Dora was feeling both disappointed and downhearted that Olive and Lottie should have expressed so much dissatisfaction with the new arrangement, and these unexpected words greatly comforted her.
"Thank you, Giles," she said, and, in spite of her endeavours to force them back, the tears would come into her eyes. "I hope to make your lessons easy and interesting to you. I shall try to do so at any rate, and we must be patient with each other, mustn't we?"
This was not quite what Giles had looked for. Dora seemed almost to be pleading for his obedience and attention. He was very sorry he had had hard thoughts of her that morning, and perhaps he would have told her of them, and of the better spirit that now influenced him had not Robert at that moment entered the room.
"It's thawing fast, isn't it, Giles?" he asked.

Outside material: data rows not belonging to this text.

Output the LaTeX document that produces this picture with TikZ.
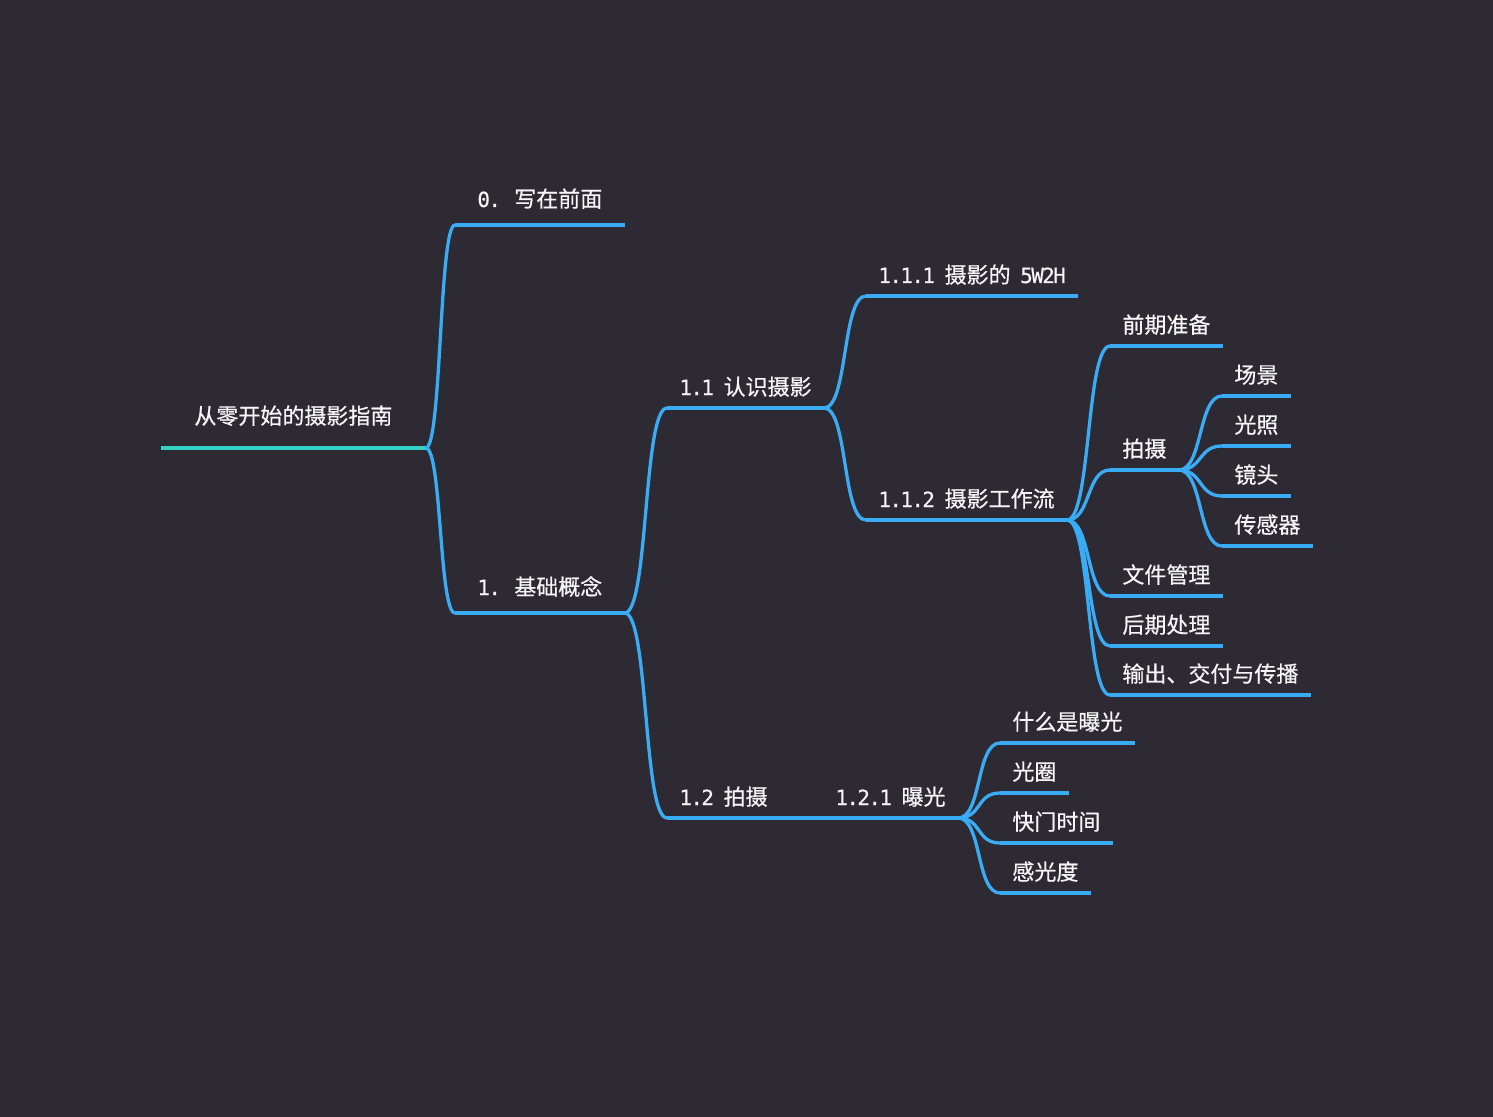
\documentclass[tikz,border=0pt]{standalone}
\usepackage{fontspec}
\setmainfont{Noto Sans CJK SC}[FakeBold=0.5]
\newfontfamily\mono{DejaVu Sans Mono}[Scale=0.95,LetterSpace=-7.6,WordSpace=0.877,FakeBold=0.4]
\newcommand{\mn}[1]{{\mono#1}}
\definecolor{Canvas}{HTML}{2E2A33}
\definecolor{BranchBlue}{HTML}{3AABF5}
\definecolor{RootTeal}{HTML}{33D1C4}
\definecolor{Label}{HTML}{F6F6F6}

\begin{document}
\begin{tikzpicture}[x=0.5pt,y=-0.5pt,
    topic/.style={anchor=south west,text=Label,inner ysep=0pt,inner xsep=6pt,
      text height=9pt,text depth=6.3pt,font=\fontsize{11}{13}\selectfont},
    major/.style={topic,inner xsep=11pt,text depth=8.8pt},
    rootnode/.style={topic,inner xsep=16.5pt,text depth=11.8pt},
    branch/.style={draw=BranchBlue,line width=1.65pt},
    fork/.style={branch,to path={(\tikztostart) .. controls ([xshift=#1]\tikztostart)
      and ([xshift=-#1]\tikztotarget) .. (\tikztotarget)}},
    fork/.default=12pt]
    \fill[Canvas] (0,0) rectangle (1493,1117);
    \useasboundingbox (0,0) rectangle (1493,1117);

    % root and first level
    \node[rootnode] (root) at (161,448) {从零开始的摄影指南};
    \node[major] (t0) at (455,225) {\mn{0. }写在前面};
    \node[major] (t1) at (455,613) {\mn{1. }基础概念};

    % second and third level
    \node[topic] (t11) at (667,408) {\mn{1.1 }认识摄影};
    \node[topic] (t12) at (667,818) {\mn{1.2 }拍摄};
    \node[topic] (t111) at (866,296) {\mn{1.1.1 }摄影的\mn{ 5W2H}};
    \node[topic] (t112) at (866,520) {\mn{1.1.2 }摄影工作流};
    \node[topic] (t121) at (823,818) {\mn{1.2.1 }曝光};

    % workflow steps
    \node[topic] (a1) at (1110,346) {前期准备};
    \node[topic] (a2) at (1110,470) {拍摄};
    \node[topic] (a3) at (1110,596) {文件管理};
    \node[topic] (a4) at (1110,646) {后期处理};
    \node[topic] (a5) at (1110,695) {输出、交付与传播};
    \node[topic] (b1) at (1222,396) {场景};
    \node[topic] (b2) at (1222,446) {光照};
    \node[topic] (b3) at (1222,496) {镜头};
    \node[topic] (b4) at (1222,546) {传感器};

    % exposure
    \node[topic] (c1) at (1000,743) {什么是曝光};
    \node[topic] (c2) at (1000,793) {光圈};
    \node[topic] (c3) at (1000,843) {快门时间};
    \node[topic] (c4) at (1000,893) {感光度};

    % underlines
    \draw[RootTeal,line width=1.65pt] (root.south west) -- (root.south east);
    \foreach \n in {t0,t1,t11,t12,t111,t112,t121,a1,a2,a3,a4,a5,b1,b2,b3,b4,c1,c2,c3,c4}
      \draw[branch] (\n.south west) -- (\n.south east);

    % connectors
    \draw[fork=8pt] (root.south east) to (t0.south west);
    \draw[fork=8pt] (root.south east) to (t1.south west);
    \draw[fork] (t1.south east) to (t11.south west);
    \draw[fork] (t1.south east) to (t12.south west);
    \draw[fork] (t11.south east) to (t111.south west);
    \draw[fork] (t11.south east) to (t112.south west);
    \draw[fork] (t12.south east) to (t121.south west);
    \foreach \n in {a1,a2,a3,a4,a5}
      \draw[fork] (t112.south east) to (\n.south west);
    \foreach \n in {b1,b2,b3,b4}
      \draw[fork] (a2.south east) to (\n.south west);
    \foreach \n in {c1,c2,c3,c4}
      \draw[fork] (t121.south east) to (\n.south west);
\end{tikzpicture}
\end{document}
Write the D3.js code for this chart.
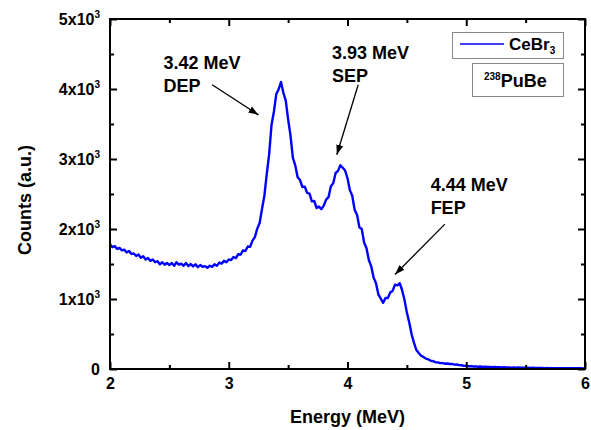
<!DOCTYPE html>
<html>
<head>
<meta charset="utf-8">
<script src="https://cdn.jsdelivr.net/npm/d3@7"></script>
<style>
  body { margin: 0; background: #fff; }
  text { font-family: "Liberation Sans", Arial, sans-serif; font-weight: bold; }
</style>
</head>
<body>
<div class="container"></div>
<script>
// energy grid (MeV), one bin every 0.02 MeV from 2 to 6
var energyStart = 2, energyStep = 0.02;

// counts, 10 bins per row (0.2 MeV)
var counts = [
  1780, 1740, 1755, 1715, 1730, 1695, 1705, 1665, 1685, 1645,
  1650, 1615, 1635, 1590, 1610, 1565, 1585, 1545, 1565, 1525,
  1540, 1495, 1525, 1490, 1515, 1485, 1515, 1475, 1525, 1490,
  1505, 1475, 1515, 1470, 1500, 1465, 1495, 1455, 1485, 1460,
  1470, 1445, 1475, 1460, 1495, 1475, 1520, 1505, 1545, 1525,
  1565, 1555, 1600, 1585, 1640, 1635, 1695, 1685, 1750, 1745,
  1835, 1885, 2005, 2085, 2285, 2475, 2785, 3065, 3485, 3675,
  3925, 3995, 4100, 3945, 3835, 3565, 3335, 3015, 2910, 2740,
  2700, 2600, 2605, 2515, 2505, 2395, 2400, 2300, 2320, 2285,
  2335, 2420, 2455, 2610, 2655, 2800, 2830, 2910, 2875, 2835,
  2725, 2555, 2475, 2275, 2205, 2025, 2000, 1805, 1725, 1555,
  1465, 1305, 1225, 1065, 1005, 945, 1015, 1015, 1095, 1115,
  1205, 1195, 1225, 1125, 985, 805, 665, 495, 375, 270,
  228, 188, 172, 148, 138, 118, 112, 97, 94, 84,
  85, 76, 79, 71, 72, 63, 64, 55, 54, 45,
  47, 39, 41, 36, 38, 33, 35, 30, 32, 28,
  30, 27, 28, 25, 26, 23, 25, 22, 23, 20,
  22, 19, 21, 18, 19, 17, 18, 16, 17, 15,
  16, 14, 15, 13, 14, 12, 13, 12, 12, 11,
  12, 11, 11, 10, 11, 10, 10, 10, 10, 9,
  10
];

var xTicks = [2, 3, 4, 5, 6];
var xMinor = [2.5, 3.5, 4.5, 5.5];
var yTicks = [0, 1000, 2000, 3000, 4000, 5000];
var yMinor = [500, 1500, 2500, 3500, 4500];

// peak labels: [energy, counts] of text anchor and arrow
var peakNames = ["3.42 MeV", "3.93 MeV", "4.44 MeV"];
var peakTags = ["DEP", "SEP", "FEP"];
var peakLabelPos = [[2.45, 4290], [3.87, 4430], [4.7, 2540]];
var arrowFrom = [[2.86, 4060], [4.09, 4060], [4.82, 2070]];
var arrowTo = [[3.25, 3630], [3.91, 3060], [4.4, 1350]];

var W = 591, H = 430;
var margin = {left: 110, right: 6, top: 19, bottom: 61};

var svg = d3.select('.container').append('svg')
    .attr('width', W).attr('height', H);

var x = d3.scaleLinear().domain([2, 6]).range([margin.left, W - margin.right]);
var y = d3.scaleLinear().domain([0, 5000]).range([H - margin.bottom, margin.top]);

var data = counts.map(function(c, i) {
  return {e: energyStart + i * energyStep, c: c};
});

// spectrum
var line = d3.line()
    .x(function(d) { return x(d.e); })
    .y(function(d) { return y(d.c); });

svg.append('path')
    .datum(data)
    .attr('d', line)
    .attr('fill', 'none')
    .attr('stroke', '#0000ff')
    .attr('stroke-width', 2.4)
    .attr('stroke-linejoin', 'round');

// axes, ticks pointing inward on all four sides
var yLabel = function(v) { return v === 0 ? '0' : (v / 1000) + 'x10'; };

svg.append('g').attr('transform', 'translate(0,' + y(0) + ')')
    .call(d3.axisBottom(x).tickValues(xTicks).tickSizeInner(-7).tickSizeOuter(0).tickPadding(9).tickFormat(d3.format('d')));
svg.append('g').attr('transform', 'translate(0,' + y(0) + ')')
    .call(d3.axisBottom(x).tickValues(xMinor).tickSizeInner(-4).tickSizeOuter(0).tickFormat(''));
svg.append('g').attr('transform', 'translate(0,' + y(5000) + ')')
    .call(d3.axisTop(x).tickValues(xTicks).tickSizeInner(-7).tickSizeOuter(0).tickFormat(''));
svg.append('g').attr('transform', 'translate(0,' + y(5000) + ')')
    .call(d3.axisTop(x).tickValues(xMinor).tickSizeInner(-4).tickSizeOuter(0).tickFormat(''));

var gy = svg.append('g').attr('transform', 'translate(' + x(2) + ',0)')
    .call(d3.axisLeft(y).tickValues(yTicks).tickSizeInner(-7).tickSizeOuter(0).tickPadding(10).tickFormat(yLabel));
svg.append('g').attr('transform', 'translate(' + x(2) + ',0)')
    .call(d3.axisLeft(y).tickValues(yMinor).tickSizeInner(-4).tickSizeOuter(0).tickFormat(''));
svg.append('g').attr('transform', 'translate(' + x(6) + ',0)')
    .call(d3.axisRight(y).tickValues(yTicks).tickSizeInner(-7).tickSizeOuter(0).tickFormat(''));
svg.append('g').attr('transform', 'translate(' + x(6) + ',0)')
    .call(d3.axisRight(y).tickValues(yMinor).tickSizeInner(-4).tickSizeOuter(0).tickFormat(''));

svg.selectAll('.domain').remove();
svg.selectAll('.tick line').attr('stroke', '#000').attr('stroke-width', 2);
svg.selectAll('.tick text').attr('fill', '#000')
    .style('font-size', '16px').style('font-family', '"Liberation Sans", Arial, sans-serif').style('font-weight', 'bold');

// superscript 3 on the y labels
gy.selectAll('.tick text').filter(function(d) { return d !== 0; })
    .append('tspan').attr('dy', '-7').style('font-size', '10px').text('3');

// frame
svg.append('rect')
    .attr('x', x(2)).attr('y', y(5000))
    .attr('width', x(6) - x(2)).attr('height', y(0) - y(5000))
    .attr('fill', 'none').attr('stroke', '#000').attr('stroke-width', 2);

// axis titles
svg.append('text')
    .attr('x', (x(2) + x(6)) / 2).attr('y', 423)
    .attr('text-anchor', 'middle').style('font-size', '18px')
    .text('Energy (MeV)');
svg.append('text')
    .attr('transform', 'translate(31,200) rotate(-90)')
    .attr('text-anchor', 'middle').style('font-size', '18px')
    .text('Counts (a.u.)');

// arrow head
svg.append('defs').append('marker')
    .attr('id', 'head').attr('viewBox', '0 0 10 10')
    .attr('refX', 10).attr('refY', 5)
    .attr('markerWidth', 10).attr('markerHeight', 10)
    .attr('markerUnits', 'userSpaceOnUse')
    .attr('orient', 'auto')
  .append('path').attr('d', 'M0,1.5 L10,5 L0,8.5 Z').attr('fill', '#000');

peakNames.forEach(function(name, i) {
  var t = svg.append('text')
      .attr('x', x(peakLabelPos[i][0])).attr('y', y(peakLabelPos[i][1]))
      .style('font-size', '18px');
  t.append('tspan').text(name);
  t.append('tspan').attr('x', x(peakLabelPos[i][0])).attr('dy', 23).text(peakTags[i]);

  svg.append('line')
      .attr('x1', x(arrowFrom[i][0])).attr('y1', y(arrowFrom[i][1]))
      .attr('x2', x(arrowTo[i][0])).attr('y2', y(arrowTo[i][1]))
      .attr('stroke', '#000').attr('stroke-width', 1.3)
      .attr('marker-end', 'url(#head)');
});

// legend
var lg = svg.append('g');
lg.append('rect').attr('x', 452.5).attr('y', 32.5).attr('width', 111).attr('height', 26)
    .attr('fill', '#fff').attr('stroke', '#888').attr('stroke-width', 1);
lg.append('line').attr('x1', 460).attr('x2', 504).attr('y1', 44).attr('y2', 44)
    .attr('stroke', '#0000ff').attr('stroke-width', 1.5);
var lt = lg.append('text').attr('x', 509).attr('y', 50).style('font-size', '17px');
lt.append('tspan').text('CeBr');
lt.append('tspan').attr('dy', 4).style('font-size', '10px').text('3');

lg.append('rect').attr('x', 472.5).attr('y', 63.5).attr('width', 91).attr('height', 33)
    .attr('fill', '#fff').attr('stroke', '#888').attr('stroke-width', 1);
var st = lg.append('text').attr('x', 484).attr('y', 87).style('font-size', '18px');
st.append('tspan').attr('dy', -7).style('font-size', '10px').text('238');
st.append('tspan').attr('dy', 7).text('PuBe');
</script>
</body>
</html>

"Yes, I heard one man say to another that he shouldn't be surprised if we had rain before night. I suppose there won't be much skating after all."
"No," said Robert, and a certain troubled look that his face had worn lately rolled away like a cloud before sunshine. Then almost immediately he asked, "Will you help me find my school books, Giles? I haven't begun my holiday task yet, and it's time I set about it."
Giles would rather have done anything than this, for while searching for the books—Robert never knew where to find his possessions—he should be thinking of the school he had liked so much, and from which he had been so unexpectedly removed. Without a word, however, he began to hunt for the missing volumes, and in a little while Robert, with pencil and paper in hand, was hard at work upon a simple equation in algebra.
As Giles glanced up from his story-book, and saw his brother at the table, an idea, "just a lovely one," as Dora frequently said of her own thoughts, came into his mind.
Why should he not do at home what he would have been doing had he been at school? He had just begun Latin when he had been taken away; he had, in fact, mastered the first three declensions. Now, with a feeling of shame, Giles found himself unable to decline the singular of "Mensa." Well, he would begin again. Edgar would help him, he knew, and he would work hard at all his studies, so that when he went to school again, he might be placed in a higher form than that in which he had been when he left. Yes, that was what he would do, and perhaps Robert would teach him algebra. He would puzzle it out as much as possible for himself, so that it would only be a little help he should need. And here Giles, practical little Giles, did an unheard-of thing. He dreamed a day-dream, which for brilliancy of colouring and impossibility of attainment rivalled those of Dora herself.